What to produce:
Take the material below and retype it in full; pictures are left out.

Recorded information:
** Start **
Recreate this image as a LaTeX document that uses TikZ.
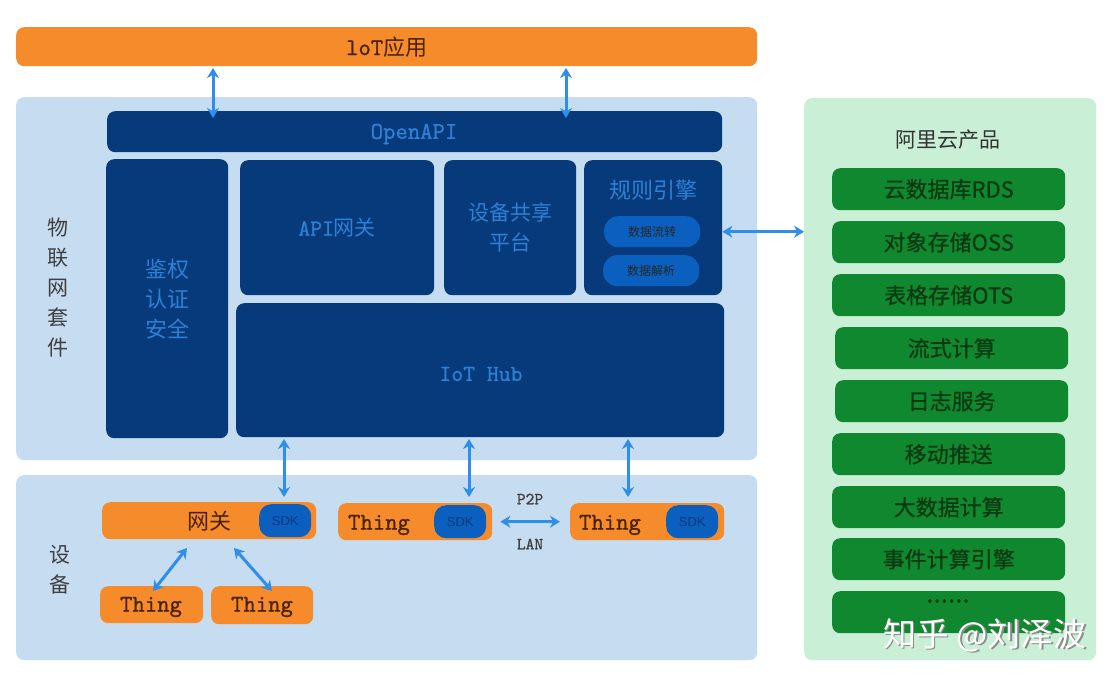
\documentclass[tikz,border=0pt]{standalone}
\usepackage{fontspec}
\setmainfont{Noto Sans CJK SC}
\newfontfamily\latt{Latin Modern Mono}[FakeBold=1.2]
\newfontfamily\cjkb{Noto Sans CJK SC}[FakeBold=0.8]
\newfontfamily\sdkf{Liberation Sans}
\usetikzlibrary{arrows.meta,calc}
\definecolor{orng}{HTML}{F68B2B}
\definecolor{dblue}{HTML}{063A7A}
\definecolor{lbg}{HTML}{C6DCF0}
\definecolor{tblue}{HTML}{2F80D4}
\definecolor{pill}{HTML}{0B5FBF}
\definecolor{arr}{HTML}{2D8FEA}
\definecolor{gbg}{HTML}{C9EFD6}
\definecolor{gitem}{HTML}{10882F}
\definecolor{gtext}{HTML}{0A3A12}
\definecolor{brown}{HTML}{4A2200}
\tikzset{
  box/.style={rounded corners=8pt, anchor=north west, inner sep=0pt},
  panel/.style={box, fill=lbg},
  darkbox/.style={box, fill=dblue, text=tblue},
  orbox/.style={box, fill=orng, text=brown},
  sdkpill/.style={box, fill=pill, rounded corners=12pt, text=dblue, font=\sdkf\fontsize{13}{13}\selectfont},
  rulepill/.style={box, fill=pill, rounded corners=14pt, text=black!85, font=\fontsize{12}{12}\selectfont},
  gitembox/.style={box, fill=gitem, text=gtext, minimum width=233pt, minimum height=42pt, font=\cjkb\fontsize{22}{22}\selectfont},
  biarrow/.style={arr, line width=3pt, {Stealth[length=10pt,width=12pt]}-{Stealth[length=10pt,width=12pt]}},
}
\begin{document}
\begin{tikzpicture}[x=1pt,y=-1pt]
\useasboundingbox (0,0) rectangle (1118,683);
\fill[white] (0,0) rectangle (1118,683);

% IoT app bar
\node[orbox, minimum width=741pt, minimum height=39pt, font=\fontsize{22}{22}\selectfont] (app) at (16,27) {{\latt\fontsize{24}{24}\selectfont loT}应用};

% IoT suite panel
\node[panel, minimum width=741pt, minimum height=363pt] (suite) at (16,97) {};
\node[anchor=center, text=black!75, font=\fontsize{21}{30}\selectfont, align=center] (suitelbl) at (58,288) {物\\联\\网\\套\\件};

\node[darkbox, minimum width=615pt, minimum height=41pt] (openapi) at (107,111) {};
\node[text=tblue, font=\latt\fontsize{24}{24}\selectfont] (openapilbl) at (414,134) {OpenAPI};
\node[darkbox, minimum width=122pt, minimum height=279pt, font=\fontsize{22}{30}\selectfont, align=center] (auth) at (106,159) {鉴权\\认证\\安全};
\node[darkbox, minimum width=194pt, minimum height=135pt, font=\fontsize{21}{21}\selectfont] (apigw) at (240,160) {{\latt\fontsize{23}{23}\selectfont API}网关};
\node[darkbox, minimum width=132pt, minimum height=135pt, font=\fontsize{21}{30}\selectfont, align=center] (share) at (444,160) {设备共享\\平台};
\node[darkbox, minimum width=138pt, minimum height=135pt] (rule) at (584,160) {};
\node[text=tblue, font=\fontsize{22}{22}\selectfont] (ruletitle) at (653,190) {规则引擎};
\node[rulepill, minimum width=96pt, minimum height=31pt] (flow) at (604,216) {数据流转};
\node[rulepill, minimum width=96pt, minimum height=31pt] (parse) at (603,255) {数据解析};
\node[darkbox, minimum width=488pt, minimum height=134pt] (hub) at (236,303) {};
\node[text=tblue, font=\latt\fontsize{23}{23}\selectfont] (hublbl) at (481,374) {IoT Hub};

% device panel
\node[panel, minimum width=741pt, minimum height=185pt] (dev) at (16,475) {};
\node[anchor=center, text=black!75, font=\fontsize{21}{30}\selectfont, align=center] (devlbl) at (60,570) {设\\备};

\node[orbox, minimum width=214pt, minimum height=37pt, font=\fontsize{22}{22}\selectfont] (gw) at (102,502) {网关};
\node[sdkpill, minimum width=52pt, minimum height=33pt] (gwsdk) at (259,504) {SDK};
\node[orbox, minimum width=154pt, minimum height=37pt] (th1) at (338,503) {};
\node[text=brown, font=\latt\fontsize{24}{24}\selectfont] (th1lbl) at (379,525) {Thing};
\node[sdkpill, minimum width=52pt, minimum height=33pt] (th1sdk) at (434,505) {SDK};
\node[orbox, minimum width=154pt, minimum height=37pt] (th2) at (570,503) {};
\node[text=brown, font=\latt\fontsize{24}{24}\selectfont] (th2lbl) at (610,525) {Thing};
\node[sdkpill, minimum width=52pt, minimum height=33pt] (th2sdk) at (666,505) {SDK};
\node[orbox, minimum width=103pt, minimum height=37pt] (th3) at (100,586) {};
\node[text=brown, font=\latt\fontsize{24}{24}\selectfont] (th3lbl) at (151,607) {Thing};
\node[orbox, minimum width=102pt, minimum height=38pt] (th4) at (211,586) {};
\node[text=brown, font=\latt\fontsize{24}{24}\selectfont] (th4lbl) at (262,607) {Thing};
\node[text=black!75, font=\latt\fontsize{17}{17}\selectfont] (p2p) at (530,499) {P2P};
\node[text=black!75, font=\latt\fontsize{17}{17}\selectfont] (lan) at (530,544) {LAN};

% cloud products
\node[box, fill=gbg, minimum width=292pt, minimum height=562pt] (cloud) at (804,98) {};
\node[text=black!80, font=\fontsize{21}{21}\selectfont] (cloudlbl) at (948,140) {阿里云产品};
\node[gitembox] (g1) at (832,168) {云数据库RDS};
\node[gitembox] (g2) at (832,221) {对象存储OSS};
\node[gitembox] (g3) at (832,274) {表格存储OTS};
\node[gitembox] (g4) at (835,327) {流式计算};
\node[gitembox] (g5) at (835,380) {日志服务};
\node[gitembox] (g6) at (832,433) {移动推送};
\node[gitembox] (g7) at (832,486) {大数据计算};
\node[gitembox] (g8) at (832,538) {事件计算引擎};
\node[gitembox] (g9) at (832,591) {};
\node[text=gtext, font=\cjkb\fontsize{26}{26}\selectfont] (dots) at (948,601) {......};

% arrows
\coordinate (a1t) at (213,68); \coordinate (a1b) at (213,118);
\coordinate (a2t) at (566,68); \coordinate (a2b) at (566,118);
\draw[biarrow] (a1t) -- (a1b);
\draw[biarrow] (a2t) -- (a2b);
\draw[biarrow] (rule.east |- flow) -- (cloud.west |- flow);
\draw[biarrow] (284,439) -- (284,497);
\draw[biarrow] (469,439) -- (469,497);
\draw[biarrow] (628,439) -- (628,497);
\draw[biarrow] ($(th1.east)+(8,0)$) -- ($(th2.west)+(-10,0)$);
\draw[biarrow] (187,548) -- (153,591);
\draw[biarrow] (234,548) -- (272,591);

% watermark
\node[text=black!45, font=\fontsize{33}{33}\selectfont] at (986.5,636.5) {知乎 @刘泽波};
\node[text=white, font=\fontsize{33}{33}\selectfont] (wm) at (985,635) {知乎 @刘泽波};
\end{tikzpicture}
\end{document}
** End **
Solution to the exercise:
Recreate this image as a LaTeX document that uses TikZ.
\documentclass[tikz,border=0pt]{standalone}
\usepackage{fontspec}
\setmainfont{Noto Sans CJK SC}
\newfontfamily\latt{Latin Modern Mono}[FakeBold=1.2]
\newfontfamily\cjkb{Noto Sans CJK SC}[FakeBold=0.8]
\newfontfamily\sdkf{Liberation Sans}
\usetikzlibrary{arrows.meta,calc}
\definecolor{orng}{HTML}{F68B2B}
\definecolor{dblue}{HTML}{063A7A}
\definecolor{lbg}{HTML}{C6DCF0}
\definecolor{tblue}{HTML}{2F80D4}
\definecolor{pill}{HTML}{0B5FBF}
\definecolor{arr}{HTML}{2D8FEA}
\definecolor{gbg}{HTML}{C9EFD6}
\definecolor{gitem}{HTML}{10882F}
\definecolor{gtext}{HTML}{0A3A12}
\definecolor{brown}{HTML}{4A2200}
\tikzset{
  box/.style={rounded corners=8pt, anchor=north west, inner sep=0pt},
  panel/.style={box, fill=lbg},
  darkbox/.style={box, fill=dblue, text=tblue},
  orbox/.style={box, fill=orng, text=brown},
  sdkpill/.style={box, fill=pill, rounded corners=12pt, text=dblue, font=\sdkf\fontsize{13}{13}\selectfont},
  rulepill/.style={box, fill=pill, rounded corners=14pt, text=black!85, font=\fontsize{12}{12}\selectfont},
  gitembox/.style={box, fill=gitem, text=gtext, minimum width=233pt, minimum height=42pt, font=\cjkb\fontsize{22}{22}\selectfont},
  biarrow/.style={arr, line width=3pt, {Stealth[length=10pt,width=12pt]}-{Stealth[length=10pt,width=12pt]}},
}
\begin{document}
\begin{tikzpicture}[x=1pt,y=-1pt]
\useasboundingbox (0,0) rectangle (1118,683);
\fill[white] (0,0) rectangle (1118,683);

% IoT app bar
\node[orbox, minimum width=741pt, minimum height=39pt, font=\fontsize{22}{22}\selectfont] (app) at (16,27) {{\latt\fontsize{24}{24}\selectfont loT}应用};

% IoT suite panel
\node[panel, minimum width=741pt, minimum height=363pt] (suite) at (16,97) {};
\node[anchor=center, text=black!75, font=\fontsize{21}{30}\selectfont, align=center] (suitelbl) at (58,288) {物\\联\\网\\套\\件};

\node[darkbox, minimum width=615pt, minimum height=41pt] (openapi) at (107,111) {};
\node[text=tblue, font=\latt\fontsize{24}{24}\selectfont] (openapilbl) at (414,134) {OpenAPI};
\node[darkbox, minimum width=122pt, minimum height=279pt, font=\fontsize{22}{30}\selectfont, align=center] (auth) at (106,159) {鉴权\\认证\\安全};
\node[darkbox, minimum width=194pt, minimum height=135pt, font=\fontsize{21}{21}\selectfont] (apigw) at (240,160) {{\latt\fontsize{23}{23}\selectfont API}网关};
\node[darkbox, minimum width=132pt, minimum height=135pt, font=\fontsize{21}{30}\selectfont, align=center] (share) at (444,160) {设备共享\\平台};
\node[darkbox, minimum width=138pt, minimum height=135pt] (rule) at (584,160) {};
\node[text=tblue, font=\fontsize{22}{22}\selectfont] (ruletitle) at (653,190) {规则引擎};
\node[rulepill, minimum width=96pt, minimum height=31pt] (flow) at (604,216) {数据流转};
\node[rulepill, minimum width=96pt, minimum height=31pt] (parse) at (603,255) {数据解析};
\node[darkbox, minimum width=488pt, minimum height=134pt] (hub) at (236,303) {};
\node[text=tblue, font=\latt\fontsize{23}{23}\selectfont] (hublbl) at (481,374) {IoT Hub};

% device panel
\node[panel, minimum width=741pt, minimum height=185pt] (dev) at (16,475) {};
\node[anchor=center, text=black!75, font=\fontsize{21}{30}\selectfont, align=center] (devlbl) at (60,570) {设\\备};

\node[orbox, minimum width=214pt, minimum height=37pt, font=\fontsize{22}{22}\selectfont] (gw) at (102,502) {网关};
\node[sdkpill, minimum width=52pt, minimum height=33pt] (gwsdk) at (259,504) {SDK};
\node[orbox, minimum width=154pt, minimum height=37pt] (th1) at (338,503) {};
\node[text=brown, font=\latt\fontsize{24}{24}\selectfont] (th1lbl) at (379,525) {Thing};
\node[sdkpill, minimum width=52pt, minimum height=33pt] (th1sdk) at (434,505) {SDK};
\node[orbox, minimum width=154pt, minimum height=37pt] (th2) at (570,503) {};
\node[text=brown, font=\latt\fontsize{24}{24}\selectfont] (th2lbl) at (610,525) {Thing};
\node[sdkpill, minimum width=52pt, minimum height=33pt] (th2sdk) at (666,505) {SDK};
\node[orbox, minimum width=103pt, minimum height=37pt] (th3) at (100,586) {};
\node[text=brown, font=\latt\fontsize{24}{24}\selectfont] (th3lbl) at (151,607) {Thing};
\node[orbox, minimum width=102pt, minimum height=38pt] (th4) at (211,586) {};
\node[text=brown, font=\latt\fontsize{24}{24}\selectfont] (th4lbl) at (262,607) {Thing};
\node[text=black!75, font=\latt\fontsize{17}{17}\selectfont] (p2p) at (530,499) {P2P};
\node[text=black!75, font=\latt\fontsize{17}{17}\selectfont] (lan) at (530,544) {LAN};

% cloud products
\node[box, fill=gbg, minimum width=292pt, minimum height=562pt] (cloud) at (804,98) {};
\node[text=black!80, font=\fontsize{21}{21}\selectfont] (cloudlbl) at (948,140) {阿里云产品};
\node[gitembox] (g1) at (832,168) {云数据库RDS};
\node[gitembox] (g2) at (832,221) {对象存储OSS};
\node[gitembox] (g3) at (832,274) {表格存储OTS};
\node[gitembox] (g4) at (835,327) {流式计算};
\node[gitembox] (g5) at (835,380) {日志服务};
\node[gitembox] (g6) at (832,433) {移动推送};
\node[gitembox] (g7) at (832,486) {大数据计算};
\node[gitembox] (g8) at (832,538) {事件计算引擎};
\node[gitembox] (g9) at (832,591) {};
\node[text=gtext, font=\cjkb\fontsize{26}{26}\selectfont] (dots) at (948,601) {......};

% arrows
\coordinate (a1t) at (213,68); \coordinate (a1b) at (213,118);
\coordinate (a2t) at (566,68); \coordinate (a2b) at (566,118);
\draw[biarrow] (a1t) -- (a1b);
\draw[biarrow] (a2t) -- (a2b);
\draw[biarrow] (rule.east |- flow) -- (cloud.west |- flow);
\draw[biarrow] (284,439) -- (284,497);
\draw[biarrow] (469,439) -- (469,497);
\draw[biarrow] (628,439) -- (628,497);
\draw[biarrow] ($(th1.east)+(8,0)$) -- ($(th2.west)+(-10,0)$);
\draw[biarrow] (187,548) -- (153,591);
\draw[biarrow] (234,548) -- (272,591);

% watermark
\node[text=black!45, font=\fontsize{33}{33}\selectfont] at (986.5,636.5) {知乎 @刘泽波};
\node[text=white, font=\fontsize{33}{33}\selectfont] (wm) at (985,635) {知乎 @刘泽波};
\end{tikzpicture}
\end{document}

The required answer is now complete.